My concern with the decision relates to a point not appealed, namely the trial court’s determination that certain language in the operating agreement effected a waiver by the member’s right to bring a derivative action. That language (which appears in footnote 9) is:
 
 
The Members shall have no power to participate in the management of the Company except as expressly authorized by this Agreement or the Articles of Organization and except as may be expressly required by the LLC Act. Unless expressly and duly authorized in writing to do so by a manager, no member shall have any power or authority to bind the Company in any way, to pledge its credit, to act on its behalf, or to render it liable for any purpose.
 

The Court of Appeals wrote:
 
Based on this language in the operating agreement, the court below found that the PBP members have no authority to act on behalf of PBP without the express and duly authorized approval of the managers in writing.

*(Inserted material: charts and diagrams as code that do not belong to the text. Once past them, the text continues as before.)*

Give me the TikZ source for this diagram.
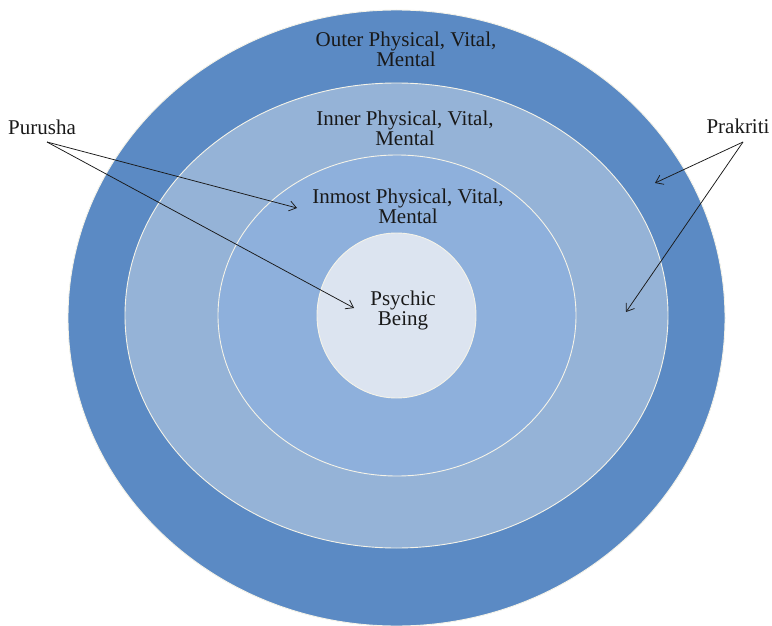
\documentclass[tikz,border=0pt]{standalone}
\usepackage{fontspec}
\setmainfont{Liberation Serif}
\usetikzlibrary{arrows.meta}
\definecolor{outerc}{RGB}{91,138,196}
\definecolor{innerc}{RGB}{149,179,215}
\definecolor{inmostc}{RGB}{142,176,220}
\definecolor{psychc}{RGB}{220,228,240}
\definecolor{rimc}{RGB}{245,243,232}
\definecolor{txtc}{RGB}{25,25,25}
\begin{document}
\begin{tikzpicture}[x=1pt,y=-1pt,
  layer/.style={draw=rimc, line width=0.9pt},
  lbl/.style={font=\fontsize{21}{20}\selectfont, align=center, inner sep=0pt, text=txtc},
  pointer/.style={draw=txtc, -{Straight Barb[length=7pt,width=10pt]}, line width=0.75pt}]
\useasboundingbox (0,0) rectangle (772,626);
\fill[white] (0,0) rectangle (772,626);
\filldraw[layer, fill=outerc] (396.5,318) ellipse [x radius=328.5pt, y radius=308pt];
\filldraw[layer, fill=innerc] (396.5,315.5) ellipse [x radius=271.5pt, y radius=232.5pt];
\filldraw[layer, fill=inmostc] (397,315.5) ellipse [x radius=179pt, y radius=160.5pt];
\filldraw[layer, fill=psychc] (396.5,315.5) ellipse [x radius=79.5pt, y radius=82.5pt];

\node[lbl] (outer) at (406,48.9) {Outer Physical, Vital,\\Mental};
\node[lbl] (inner) at (405,127.9) {Inner Physical, Vital,\\Mental};
\node[lbl] (inmost) at (408,205.9) {Inmost Physical, Vital,\\Mental};
\node[lbl] (psychic) at (403,310.1) {Psychic\\Being};
\node[lbl, anchor=base] (purusha) at (42,135) {Purusha};
\node[lbl, anchor=base] (prakriti) at (738,134) {Prakriti};

\coordinate (pu1) at (297,208);
\coordinate (pu2) at (354,308);
\coordinate (pr1) at (655,183);
\coordinate (pr2) at (626,312);

\draw[pointer] ([xshift=5pt,yshift=-7pt]purusha.base) -- (pu1);
\draw[pointer] ([xshift=5pt,yshift=-7pt]purusha.base) -- (pu2);
\draw[pointer] ([xshift=5pt,yshift=-8pt]prakriti.base) -- (pr1);
\draw[pointer] ([xshift=5pt,yshift=-8pt]prakriti.base) -- (pr2);
\end{tikzpicture}
\end{document}
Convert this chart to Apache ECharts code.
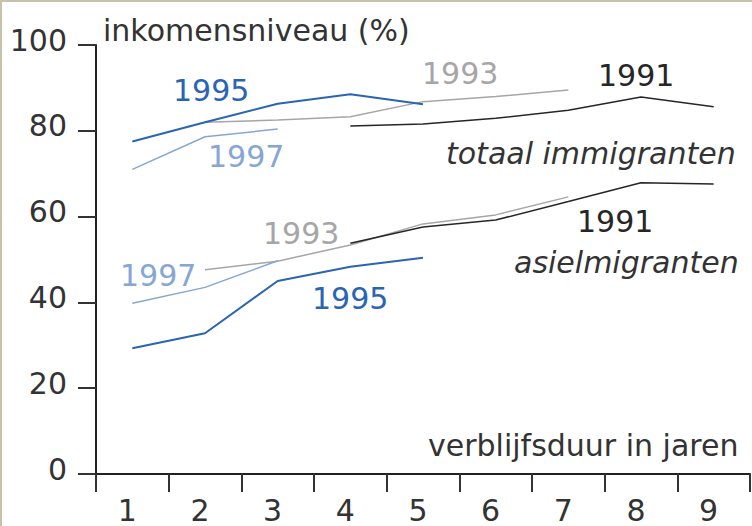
<!DOCTYPE html>
<html>
<head>
<meta charset="utf-8">
<script src="https://cdn.jsdelivr.net/npm/echarts@6/dist/echarts.min.js"></script>
<style>
html, body { margin: 0; padding: 0; background: #fff; }
#chart { width: 752px; height: 526px; box-sizing: border-box; border-left: 2px solid #c6c2ae; border-top: 2px solid #c6c2ae; }
</style>
</head>
<body>
<div id="chart"></div>
<script>
// verblijfsduur in jaren
var jaren = ['1', '2', '3', '4', '5', '6', '7', '8', '9'];
var yTicks = [0, 20, 40, 60, 80, 100];

// totaal immigranten
var totaal1995 = [77.5, 82, 86.3, 88.5, 86.2, null, null, null, null];
var totaal1997 = [71, 78.6, 80.4, null, null, null, null, null, null];
var totaal1993 = [null, 82, 82.5, 83.3, 86.8, 88, 89.5, null, null];
var totaal1991 = [null, null, null, 81.1, 81.6, 82.9, 84.8, 87.9, 85.6];

// asielmigranten
var asiel1995 = [29.3, 32.8, 45, 48.3, 50.4, null, null, null, null];
var asiel1997 = [39.8, 43.5, 49.7, null, null, null, null, null, null];
var asiel1993 = [null, 47.6, 49.6, 53.4, 58.3, 60.4, 64.6, null, null];
var asiel1991 = [null, null, null, 53.8, 57.6, 59.2, 63.5, 67.9, 67.6];

var kleur = {
    '1995': '#2a64b4',
    '1997': '#86a6d4',
    '1993': '#a6a6a6',
    '1991': '#262626'
};
var tekst = '#333';
var font = '"DejaVu Sans"';

function lijn(name, data, kl, w) {
    return {
        name: name,
        type: 'line',
        data: data,
        showSymbol: false,
        connectNulls: false,
        silent: true,
        lineStyle: { color: kl, width: w },
        itemStyle: { color: kl }
    };
}

// x = linkerkant, y = midden van de tekst
function label(txt, x, y, kl, italic) {
    return {
        type: 'text',
        x: x,
        y: y,
        silent: true,
        style: {
            text: txt,
            fill: kl,
            align: 'left',
            verticalAlign: 'middle',
            font: (italic ? 'italic ' : '') + '30px ' + font
        }
    };
}

var chart = echarts.init(document.getElementById('chart'), null, { renderer: 'svg' });
var options = {
    animation: false,
    grid: {
        top: 43,
        left: 94,
        right: 2,
        bottom: 52,
        containLabel: false
    },
    xAxis: {
        type: 'category',
        data: jaren,
        boundaryGap: true,
        axisLine: { lineStyle: { color: '#222', width: 2 } },
        axisTick: { show: true, length: 18, lineStyle: { color: '#333', width: 2 } },
        axisLabel: { color: tekst, fontSize: 30, fontFamily: font, margin: 21, padding: [0, 10, 0, 0] },
        splitLine: { show: false }
    },
    yAxis: {
        type: 'value',
        min: yTicks[0],
        max: yTicks[yTicks.length - 1],
        interval: 20,
        axisLine: { show: true, lineStyle: { color: '#222', width: 2 } },
        axisTick: { show: true, length: 18, lineStyle: { color: '#333', width: 2 } },
        axisLabel: { color: tekst, fontSize: 30, fontFamily: font, margin: 29, verticalAlign: 'bottom', lineHeight: 10 },
        splitLine: { show: false }
    },
    graphic: [
        label('inkomensniveau (%)', 101, 28, tekst),
        label('verblijfsduur in jaren', 426, 443, tekst),
        label('1995', 171, 88, kleur['1995']),
        label('1997', 206, 154, kleur['1997']),
        label('1993', 420, 71, kleur['1993']),
        label('1991', 596, 73, kleur['1991']),
        label('totaal immigranten', 444, 151, tekst, true),
        label('1993', 261, 231, kleur['1993']),
        label('1997', 118, 273, kleur['1997']),
        label('1995', 310, 296, kleur['1995']),
        label('1991', 575, 219, kleur['1991']),
        label('asielmigranten', 512, 260, tekst, true)
    ],
    series: [
        lijn('totaal 1993', totaal1993, kleur['1993'], 1.5),
        lijn('totaal 1991', totaal1991, kleur['1991'], 1.5),
        lijn('totaal 1997', totaal1997, kleur['1997'], 1.5),
        lijn('totaal 1995', totaal1995, kleur['1995'], 2),
        lijn('asiel 1993', asiel1993, kleur['1993'], 1.5),
        lijn('asiel 1991', asiel1991, kleur['1991'], 1.5),
        lijn('asiel 1997', asiel1997, kleur['1997'], 1.5),
        lijn('asiel 1995', asiel1995, kleur['1995'], 2)
    ]
};
chart.setOption(options);

window.onresize = function () {
    chart.resize();
};
</script>
</body>
</html>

The court reasoned that this included derivative actions, and found that J & B had no authority to institute same because it was not a manager and did not have authorization from a manager to do so.
 
While clearly dicta, it is potentially dangerous dicta, and therefore it deserves attention.
 
The Ky LLC Act does not specifically address derivative actions, so in Ky LLCs they are brought under common law.  See section [7.24] of Limited Liability Company Operations (2014-1 supp.), Limited Liability Companies in Kentucky (UKCLE) (forthcoming).
 
I’m rather concerned that the language from the operating agreement was interpreted to preclude the members (the ultimate beneficiaries of the duties of care and loyalty owed the managers) from policing their actions through a derivative action. 

 
A derivative action is an important tool by which the participants in a venture may initiate the policing of the conduct of those in control of the venture.  Cases from around the county and in Kentucky make clear that the duties owed to the LLC may be enforced only by and for the benefit of the LLC.  See, e.g., Chow v. Chilton (reviewed HERE); Chow v. Chilton (reviewed HERE); and Turner v. Andrew (reviewed HERE).
 
Absent the ability of the members to bring a derivation action on the LLC’s behalf, conduct involving, for example, personal exploitation of company business opportunities, self-dealing transactions and personal use of company assets may go unexamined and unremedied.
 
To that end, initiating a derivation action is not participation in the LLC’s management.  Rather, a derivation action puts the court in control.  As long ago observed in Denicke v. Anglo California Nat. Bank of San Francisco, 141 F.2d 285 (9th Cir. 1944), it was observed that the task of the shareholder initiating a derivative action is to “set in motion the judicial machinery of the court” to the effect that:
 
His position in the litigation is assimilated to that of a guardian ad litem with power in the court, not in the stockholders, to compromise the rights of the real party in interest, which is the corporation itself. Id. at 288, quoting Whitten v. Dabney, 154 P. 312, 316, it quoting 3 Pomeroy’s Equity (3rd ed.) § 1095 (citations omitted).
Predating this decision by almost forty years is a Kentucky decision utilizing similar language.  In Louisville Bridge Co. v. Dodd, 27 Ky. L. Rep. 454, 85 S.W. 683 (Ky. 1905), the Court addressed the respective roles of the plaintiff minority shareholders and the court:

 
[The plaintiff shareholders are] always subject to the control of the court.  It is at last the judgment of the latter, in the application of principles of equity, that obtains in lieu of the discretion of the board of directors.  The minority stockholder merely sets in motion the action, and present facts upon which the court can act.
 
In only the most strained reading is insisting that those who have undertaken a fiduciary role show that they have discharged their obligations somehow managing or acting on behalf of the LLC.
 
There is as well the point of inconsistency between an agreement which defines fiduciary obligations owed and then by implication eliminates the mechanism by which the discharge of those duties may be enforced (my thanks to Prof. Hemingway for identifying this point).  As she observed:
 
Those actions exist to ensure that there is a watchdog able to engage in that enforcement, since the managers of the firm may not be willing to bring legal action against themselves for the breach of duty.  Having a right without the ability to enforce it is tantamount to having no right at all.
 
If the axiom of equity “for every wrong there is or remedy” is otherwise correct, how can it have currency if there is no mechanism through which to pursue a remedy?
 
Another path of inquiring that deserves attention is whether the parties to a contract may eliminate a court’s equitable power to investigate and as necessary remedy violations of duties that are themselves typically equitable in nature?
 
Conceptually, it may be possible for the members to waive the right to initiate a derivation action, although I would almost always counsel against doing so.  That said, any waiver of this right should be required to be clear and unambiguous.  I submit the language determined by the trial court to be a waiver of the right to initiate a derivation action does not rise to that threshold.